##### DATA TO PROCESS #####

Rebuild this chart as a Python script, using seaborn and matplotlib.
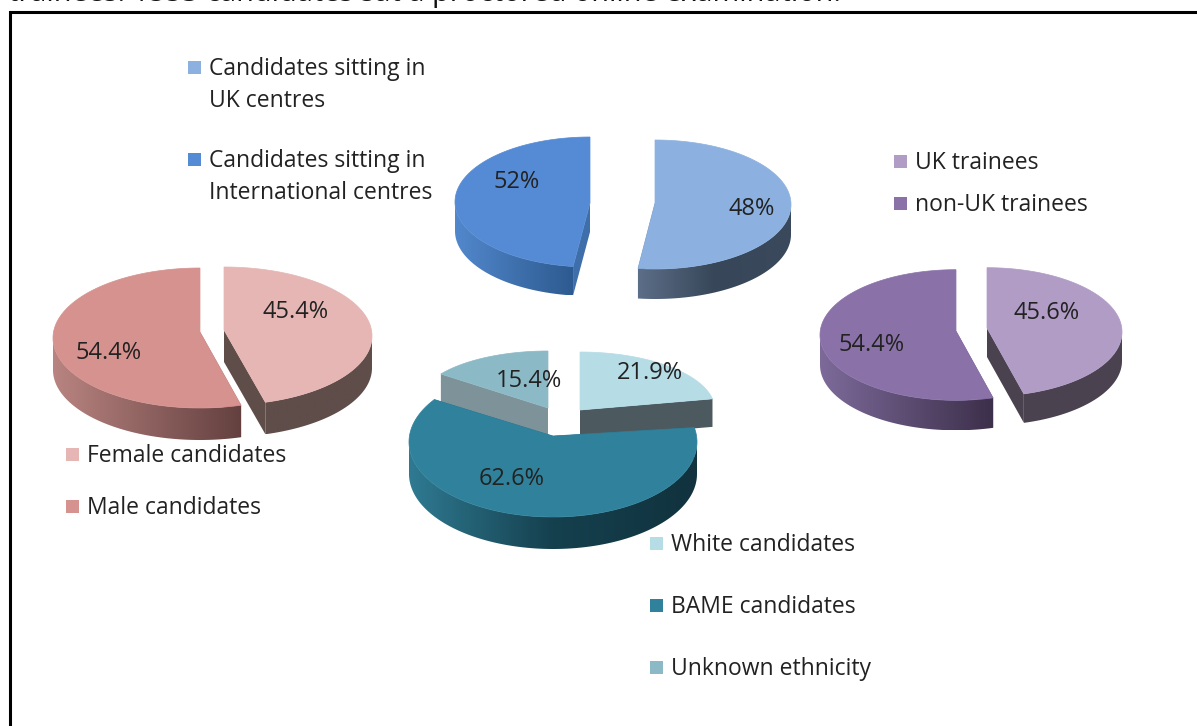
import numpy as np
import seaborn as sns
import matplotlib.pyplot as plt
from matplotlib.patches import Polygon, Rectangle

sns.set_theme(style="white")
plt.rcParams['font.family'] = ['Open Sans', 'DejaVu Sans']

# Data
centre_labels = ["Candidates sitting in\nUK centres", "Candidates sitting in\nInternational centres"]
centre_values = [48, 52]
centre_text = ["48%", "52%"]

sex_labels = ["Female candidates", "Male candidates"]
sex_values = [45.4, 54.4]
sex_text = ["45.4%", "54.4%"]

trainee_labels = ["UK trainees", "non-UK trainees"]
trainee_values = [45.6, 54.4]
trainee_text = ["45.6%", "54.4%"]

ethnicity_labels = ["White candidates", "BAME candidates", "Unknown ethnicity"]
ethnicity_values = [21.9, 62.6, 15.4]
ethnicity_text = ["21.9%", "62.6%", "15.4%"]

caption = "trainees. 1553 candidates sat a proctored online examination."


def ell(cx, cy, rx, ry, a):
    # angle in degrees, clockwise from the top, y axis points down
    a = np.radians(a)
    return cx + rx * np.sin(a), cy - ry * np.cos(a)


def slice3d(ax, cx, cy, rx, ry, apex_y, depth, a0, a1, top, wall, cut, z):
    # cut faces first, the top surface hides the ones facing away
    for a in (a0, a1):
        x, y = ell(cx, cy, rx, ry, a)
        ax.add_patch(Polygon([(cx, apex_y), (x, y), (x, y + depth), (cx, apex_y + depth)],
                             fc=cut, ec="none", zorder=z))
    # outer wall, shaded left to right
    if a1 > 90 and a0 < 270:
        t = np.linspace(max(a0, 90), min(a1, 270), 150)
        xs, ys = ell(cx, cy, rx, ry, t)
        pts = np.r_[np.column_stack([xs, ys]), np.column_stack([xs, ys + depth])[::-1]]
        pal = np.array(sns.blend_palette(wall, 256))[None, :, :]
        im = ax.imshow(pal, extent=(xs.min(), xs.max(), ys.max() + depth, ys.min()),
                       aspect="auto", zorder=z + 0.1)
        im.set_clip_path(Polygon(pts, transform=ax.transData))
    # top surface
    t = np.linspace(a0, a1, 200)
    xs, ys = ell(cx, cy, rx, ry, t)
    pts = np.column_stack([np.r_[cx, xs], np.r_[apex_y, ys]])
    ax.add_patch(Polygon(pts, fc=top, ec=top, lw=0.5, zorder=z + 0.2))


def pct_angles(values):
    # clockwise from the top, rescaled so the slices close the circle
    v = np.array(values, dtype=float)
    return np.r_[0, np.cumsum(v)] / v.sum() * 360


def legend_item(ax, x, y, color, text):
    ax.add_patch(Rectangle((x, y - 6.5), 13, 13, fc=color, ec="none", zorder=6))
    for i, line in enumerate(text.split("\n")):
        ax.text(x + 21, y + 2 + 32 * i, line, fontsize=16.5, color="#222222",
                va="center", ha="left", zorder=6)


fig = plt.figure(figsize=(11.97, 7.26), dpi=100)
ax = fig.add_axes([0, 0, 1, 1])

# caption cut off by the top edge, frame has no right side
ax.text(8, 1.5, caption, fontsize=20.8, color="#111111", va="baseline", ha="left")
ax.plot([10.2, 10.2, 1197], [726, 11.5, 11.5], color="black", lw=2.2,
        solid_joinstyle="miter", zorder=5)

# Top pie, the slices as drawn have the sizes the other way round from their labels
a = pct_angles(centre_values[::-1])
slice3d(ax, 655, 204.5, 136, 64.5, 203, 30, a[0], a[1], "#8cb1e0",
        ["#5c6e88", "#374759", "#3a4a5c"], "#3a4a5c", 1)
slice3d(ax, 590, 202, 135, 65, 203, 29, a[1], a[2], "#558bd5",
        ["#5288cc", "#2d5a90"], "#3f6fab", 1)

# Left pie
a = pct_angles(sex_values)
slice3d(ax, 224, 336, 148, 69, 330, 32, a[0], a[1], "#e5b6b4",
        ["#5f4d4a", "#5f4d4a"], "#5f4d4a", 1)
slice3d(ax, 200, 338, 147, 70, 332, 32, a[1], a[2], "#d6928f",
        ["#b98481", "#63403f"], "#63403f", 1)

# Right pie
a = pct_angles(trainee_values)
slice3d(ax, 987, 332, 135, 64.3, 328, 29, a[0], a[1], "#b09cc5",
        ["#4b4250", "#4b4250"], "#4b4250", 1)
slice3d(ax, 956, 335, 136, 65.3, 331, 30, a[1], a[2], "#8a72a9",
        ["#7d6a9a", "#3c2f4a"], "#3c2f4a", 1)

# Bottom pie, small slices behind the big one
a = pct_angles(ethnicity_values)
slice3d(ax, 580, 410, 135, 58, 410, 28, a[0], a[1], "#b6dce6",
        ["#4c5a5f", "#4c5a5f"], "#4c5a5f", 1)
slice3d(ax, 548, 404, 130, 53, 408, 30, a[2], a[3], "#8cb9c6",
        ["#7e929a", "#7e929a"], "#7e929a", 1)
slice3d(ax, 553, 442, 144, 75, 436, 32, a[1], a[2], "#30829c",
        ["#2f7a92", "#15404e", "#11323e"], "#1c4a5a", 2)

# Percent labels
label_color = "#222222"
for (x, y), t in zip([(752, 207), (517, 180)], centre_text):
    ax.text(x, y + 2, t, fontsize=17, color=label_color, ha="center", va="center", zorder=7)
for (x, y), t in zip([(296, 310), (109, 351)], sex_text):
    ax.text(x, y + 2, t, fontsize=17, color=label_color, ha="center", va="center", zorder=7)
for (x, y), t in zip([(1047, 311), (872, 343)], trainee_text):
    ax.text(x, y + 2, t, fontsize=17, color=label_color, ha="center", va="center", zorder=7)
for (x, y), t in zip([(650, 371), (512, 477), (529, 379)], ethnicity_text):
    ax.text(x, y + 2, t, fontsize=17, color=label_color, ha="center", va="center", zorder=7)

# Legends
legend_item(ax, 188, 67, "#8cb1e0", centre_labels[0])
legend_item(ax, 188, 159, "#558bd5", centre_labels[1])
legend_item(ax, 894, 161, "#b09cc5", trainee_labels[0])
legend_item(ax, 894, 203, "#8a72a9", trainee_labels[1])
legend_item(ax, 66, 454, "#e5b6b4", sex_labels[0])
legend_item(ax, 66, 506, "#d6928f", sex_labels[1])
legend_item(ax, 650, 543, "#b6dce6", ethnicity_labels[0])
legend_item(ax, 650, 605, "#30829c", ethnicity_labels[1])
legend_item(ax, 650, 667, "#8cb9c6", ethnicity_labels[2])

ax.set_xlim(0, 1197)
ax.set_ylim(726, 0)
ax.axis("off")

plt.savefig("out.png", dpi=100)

#####
##### DATA TO PROCESS #####

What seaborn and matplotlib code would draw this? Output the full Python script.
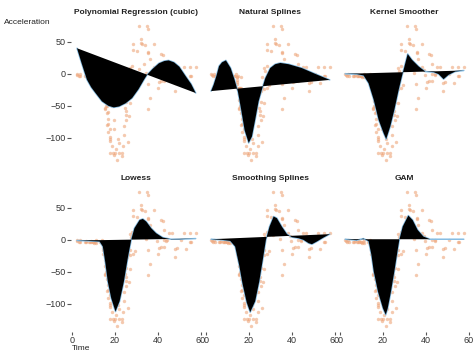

#####
##### DATA TO PROCESS #####

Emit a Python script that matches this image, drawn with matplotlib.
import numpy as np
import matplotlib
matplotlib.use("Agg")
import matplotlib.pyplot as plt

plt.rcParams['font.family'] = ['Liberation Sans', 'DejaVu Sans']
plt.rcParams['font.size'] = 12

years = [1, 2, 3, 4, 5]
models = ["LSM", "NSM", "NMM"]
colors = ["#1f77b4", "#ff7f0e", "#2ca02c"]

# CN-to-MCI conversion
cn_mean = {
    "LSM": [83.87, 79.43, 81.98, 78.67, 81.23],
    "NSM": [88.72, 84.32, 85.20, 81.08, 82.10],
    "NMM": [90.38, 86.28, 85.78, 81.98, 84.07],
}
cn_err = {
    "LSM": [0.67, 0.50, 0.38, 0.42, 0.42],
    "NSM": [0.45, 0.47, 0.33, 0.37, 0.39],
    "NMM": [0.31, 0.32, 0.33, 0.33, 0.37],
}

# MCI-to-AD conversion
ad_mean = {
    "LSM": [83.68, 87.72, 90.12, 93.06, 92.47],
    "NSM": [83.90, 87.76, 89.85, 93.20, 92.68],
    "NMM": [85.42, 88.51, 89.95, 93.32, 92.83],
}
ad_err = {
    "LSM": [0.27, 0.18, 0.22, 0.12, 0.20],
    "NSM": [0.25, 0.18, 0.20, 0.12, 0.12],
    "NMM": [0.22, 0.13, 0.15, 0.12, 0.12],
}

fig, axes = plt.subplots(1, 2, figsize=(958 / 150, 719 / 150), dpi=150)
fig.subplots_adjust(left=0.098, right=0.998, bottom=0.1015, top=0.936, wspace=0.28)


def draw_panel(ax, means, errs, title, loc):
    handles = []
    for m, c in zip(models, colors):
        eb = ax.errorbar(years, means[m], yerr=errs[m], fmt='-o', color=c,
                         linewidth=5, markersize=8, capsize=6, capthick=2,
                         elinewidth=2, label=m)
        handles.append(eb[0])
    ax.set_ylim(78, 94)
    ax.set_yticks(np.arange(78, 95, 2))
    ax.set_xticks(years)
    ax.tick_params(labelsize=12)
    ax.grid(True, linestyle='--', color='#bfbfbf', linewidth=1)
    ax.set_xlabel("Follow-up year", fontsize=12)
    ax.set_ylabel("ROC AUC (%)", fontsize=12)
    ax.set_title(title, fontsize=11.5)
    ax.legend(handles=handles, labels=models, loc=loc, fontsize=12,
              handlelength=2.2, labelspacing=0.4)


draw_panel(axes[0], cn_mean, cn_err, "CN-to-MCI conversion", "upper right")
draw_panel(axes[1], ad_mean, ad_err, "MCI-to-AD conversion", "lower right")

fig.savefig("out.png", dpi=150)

#####

> **OBJECTIVE**: Starting with the line that contains "Emit a Python", repeat each line exactly, and stop once the line that contains "plt.rcParams['font.size'] = 12" has been repeated.

> **EXERCISE OUTPUT**:
Emit a Python script that matches this image, drawn with matplotlib.
import numpy as np
import matplotlib
matplotlib.use("Agg")
import matplotlib.pyplot as plt

plt.rcParams['font.family'] = ['Liberation Sans', 'DejaVu Sans']
plt.rcParams['font.size'] = 12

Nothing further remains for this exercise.